La campagna è stata molto a destra. Non solo sull’economia. E’ stato Sarkozy a trascinare tutti su questa strada. Ha cominciato a tuonare contro “il multiculturalismo”, è scivolato verso la condanna della “tirannia delle minoranze” per finire, sull’onda della vittoria di Donald Trump, ad auto-promuoversi rappresentante del “popolo” contro le “élites”. Juppé ha parato i colpi, cercando di mantenere la rotta dell’ “identità felice”, contro la deriva identitaria di Sarkozy, che ha affermato che “in Francia si vive come i francesi”, contro burkini e pasti halal (“se alla mensa c’è il prosciutto e un allievo non lo vuole mangiare, allora prenda due porzioni di patatine”). Juppé si è difeso, parlando di “dibattito politico nullo, parliamo dei Galli, e se invece parlassimo di avvenire?”. Fillon ha cercato di fare il superiore, ed è rimasto ancorato alla vecchia Francia, con il ritorno alla “narrazione nazionale” nei libri di storia delle scuole.

La campagna di Sarkozy è stata perturbata dall’irruzione di vecchie storie giudiziarie, lo scandalo Bygmalion sui conti dell’ultima campagna presidenziale, mentre un affarista, il franco-libanese Takieddine, ha ancora insistito sulle “valige” di soldi (5 milioni) di Gheddafi nel 2007. Juppé ha visto riemergere la vecchia condanna a un anno di ineligibilità (e a 14 mesi di carcere con la condizionale) per traffici al comune di Parigi ai tempi di Chirac sindaco.
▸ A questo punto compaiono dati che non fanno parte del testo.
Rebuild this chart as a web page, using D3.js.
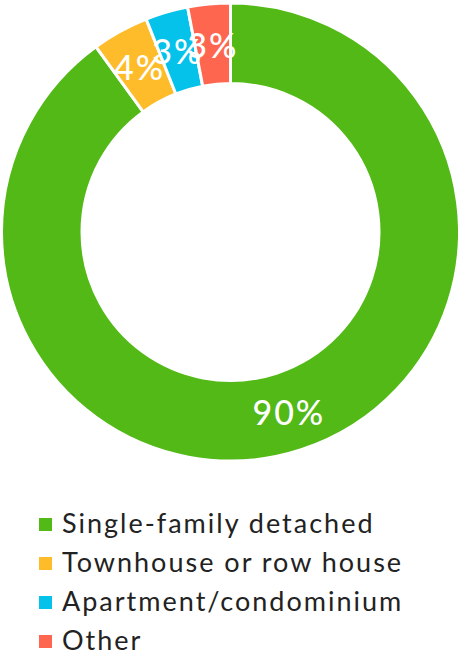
<!DOCTYPE html>
<html>
<head>
<meta charset="utf-8">
<script src="https://cdn.jsdelivr.net/npm/d3@7/dist/d3.min.js"></script>
<style>
  html, body { margin: 0; padding: 0; background: #fff; }
  svg { display: block; }
</style>
</head>
<body>
<svg id="chart" width="458" height="656"></svg>
<script>
// Housing type shares (percent)
const categories = ["Single-family detached", "Townhouse or row house", "Apartment/condominium", "Other"];
const values = [90, 4, 3, 3];
const labels = ["90%", "4%", "3%", "3%"];
const colors = ["#52b916", "#febc2b", "#04c2ea", "#fe6650"];

const svg = d3.select("#chart");
const cx = 230.5, cy = 232, outerR = 229, innerR = 148.5;

const pie = d3.pie().sort(null).value(d => d.value);
const arc = d3.arc().innerRadius(innerR).outerRadius(outerR);

const data = categories.map((c, i) => ({ name: c, value: values[i], label: labels[i], color: colors[i] }));
const arcs = pie(data);

const g = svg.append("g").attr("transform", `translate(${cx},${cy})`);

g.selectAll("path.slice")
  .data(arcs)
  .join("path")
  .attr("class", "slice")
  .attr("d", arc)
  .attr("fill", d => d.data.color)
  .attr("stroke", "#fff")
  .attr("stroke-width", 3)
  .attr("stroke-linejoin", "miter");

g.selectAll("text.value")
  .data(arcs)
  .join("text")
  .attr("class", "value")
  .attr("transform", d => `translate(${arc.centroid(d)})`)
  .attr("text-anchor", "middle")
  .attr("dy", "0.4em")
  .attr("fill", "#fff")
  .attr("font-family", "Lato, 'Open Sans', sans-serif")
  .attr("font-weight", 500)
  .attr("font-size", 34)
  .attr("letter-spacing", 2)
  .text(d => d.data.label);

// Legend
const legendY = d3.scaleBand().domain(categories).range([504, 660]).paddingInner(0);
const legend = svg.append("g");
const rows = legend.selectAll("g.row")
  .data(data)
  .join("g")
  .attr("class", "row")
  .attr("transform", d => `translate(0,${legendY(d.name)})`);

rows.append("rect")
  .attr("x", 39)
  .attr("y", 14)
  .attr("width", 13)
  .attr("height", 13)
  .attr("fill", d => d.color);

rows.append("text")
  .attr("x", 62)
  .attr("y", 19)
  .attr("dy", "0.36em")
  .attr("fill", "#222")
  .attr("font-family", "Lato, 'Open Sans', sans-serif")
  .attr("font-size", 27)
  .attr("letter-spacing", 2)
  .text(d => d.name);
</script>
</body>
</html>
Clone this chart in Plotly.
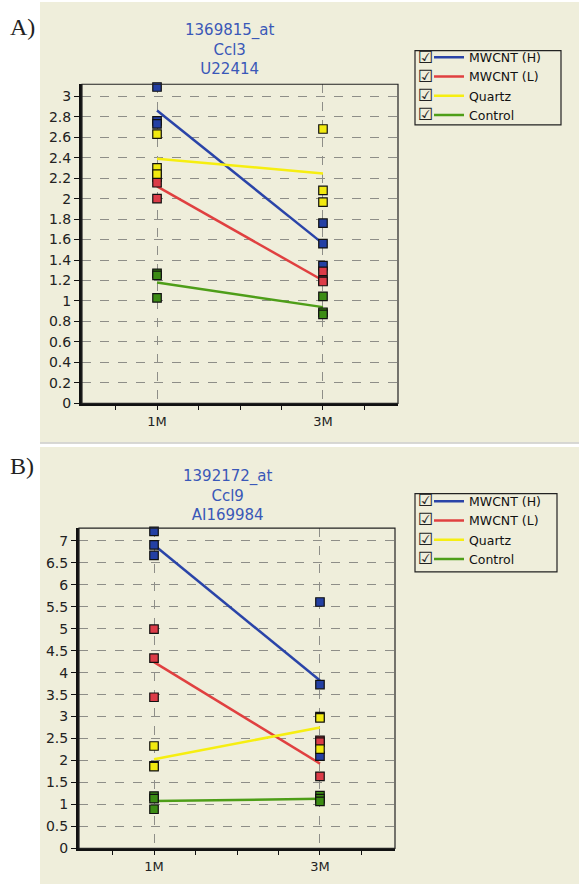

La battaglia tra i pretendenti è stata dura e la conciliazione del dopo-primarie non sarà facile. La destra sogna fino a 5 milioni di elettori, alle primarie del Ps nel 2011 avevano votato 2,7 milioni. C’è timore di contestazioni, visto il precedente della feroce battaglia del 2012 tra Fillon e Copé per la presidenza del partito, finita con il blitz di Sarkozy, che ha assunto la leadership (con già in vista la rivincita su Hollande del 2017).